Reseña también la colonización de baldíos por campesinos reclutados para guerras civiles y por los pobladores, entre 1834 y 1914, principalmente en Antioquia, Caldas y Tolima, y además en el Valle, Santander, los Llanos Orientales, Nariño, Cauca y la Costa, destinadas a las fundaciones de poblados.
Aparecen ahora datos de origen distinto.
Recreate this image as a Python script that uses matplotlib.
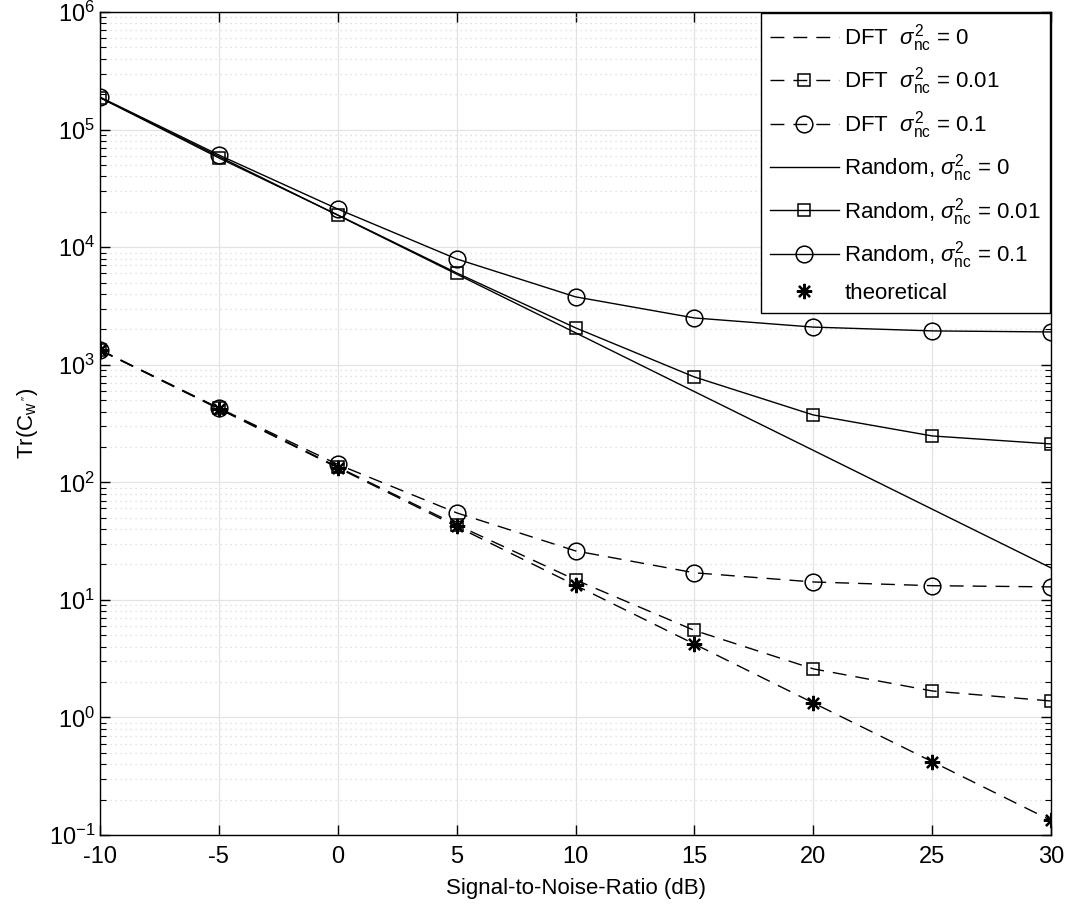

Habla también de la colonización de baldíos para obras públicas, vendidos luego por comerciantes y terratenientes, quienes estimulaban los desplazamientos hacia esos terrenos para elevarles el valor y, desde luego, de la colonización antioqueña, caracterizada por concesiones de enormes extensiones y por la «lucha entre el hacha y el papel sellado». Finalmente, añade la colonización mediante la usurpación de baldíos por terratenientes, que atinente al tradicional e ilegítimo corrimiento de las cercas colindantes.
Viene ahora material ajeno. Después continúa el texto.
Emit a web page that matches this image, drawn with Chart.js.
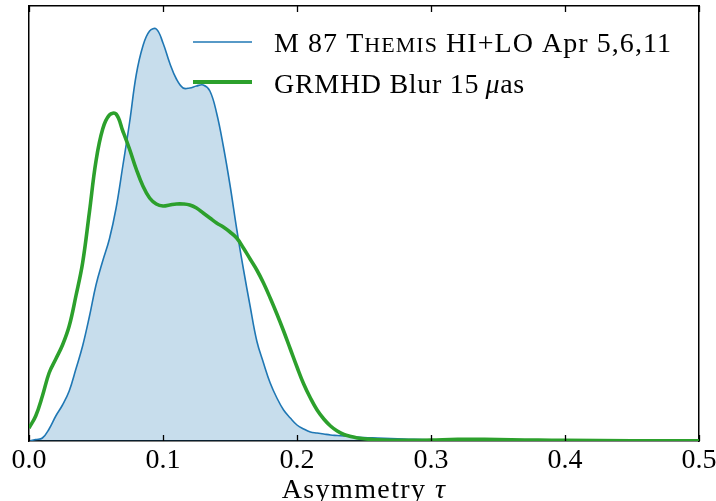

El capítulo concluye afirmando que la repartición de baldíos es altamente inequitativa, ya que entre 1827 y 1931, en más de un siglo, se adjudicó el 76,3% a «unidades mayores de 1.000 hectáreas» y tan solo el 1,2% a las menores de 20. Arango se ratifica en que ninguno de estos procesos significó una «democratización» de la propiedad, como algunos otros tratadistas lo han querido presentar.

Como consecuencia adicional, señala en el sexto capítulo la aparición de la economía campesina, que hace parte del modelo dual hoy existente, junto con la agricultura comercial, y la caracteriza como limitada en tamaño, orientada al consumo y al ingreso familiar, productivamente diversa, y ligada al mercado y con fuerza laboral familiar, entre lo más relevante.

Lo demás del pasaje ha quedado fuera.